Over the years party music a.k.a ‘Jollof music’ has proven to be a money spinner for Nigerian and African artistes in general and this is no small thanks to the fact that people on the overly black continent love to celebrate; be it the naming ceremony of a newborn child, birthdays, thanksgivings and even the death of a very old person is celebrated, it is called ‘celebration of life’. These celebrations, in turn, provide jobs and sales for artisans. However, this is not to say that artistes who do a different genre of music don’t make money too.
Meanwhile, there is a new wave of money making party on the continent now and it’s called FESTIVALS. According to David Scowsill, President and CEO of World Travel and Tourism Council, music festivals are an important income stream for local communities and host countries.
“Events bring people together, get infrastructure built, create jobs and help galvanise communities into action around a common purpose, and if executed rightly, local businesses are at the centre of the creation of these types of events.”

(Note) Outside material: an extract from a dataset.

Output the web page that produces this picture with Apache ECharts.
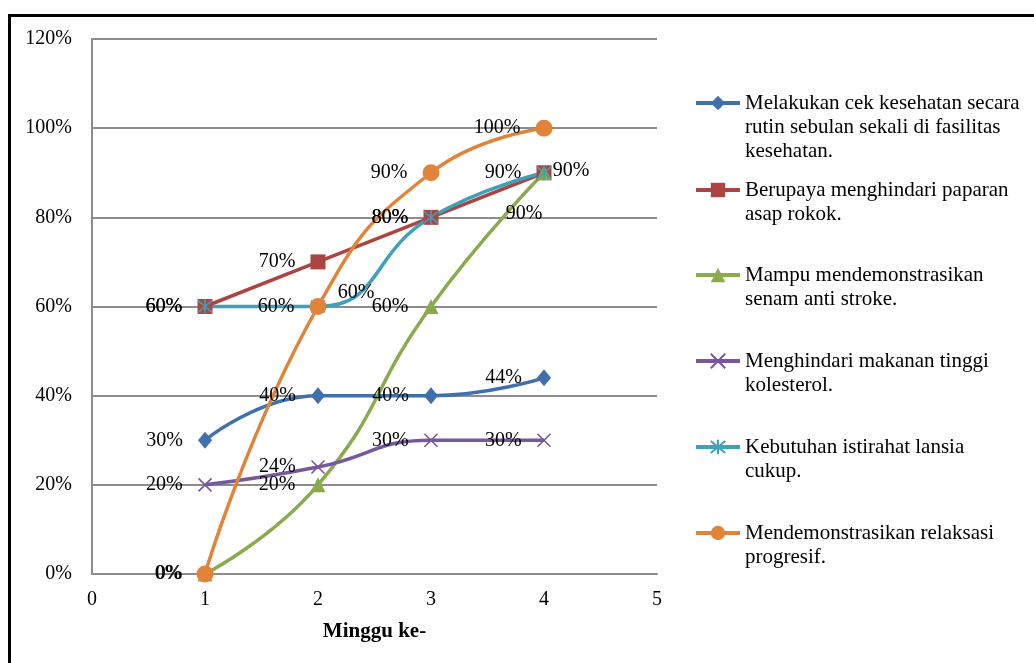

“In Africa, the total contribution of travel and tourism in 2015 was $180.0bn, which made up 8.1% of GDP, and the sector supported 7.2% of total employment, which is 22 million jobs,” Scowsill says.
According to CNN, The Lake of Stars Festival – which is an annual festival in Malawi – generates over $1 million for the Malawian economy every year.
Scowsill believes that festivals can provide an alternative to other conventional tourist attractions.
“To become and remain an attractive tourist destination, it is important for the place to continue to offer travellers a reason to visit and come back. Festivals, like other big events, are a way for a destination to achieve that, especially if it perhaps lacks other natural or constructed attractions.”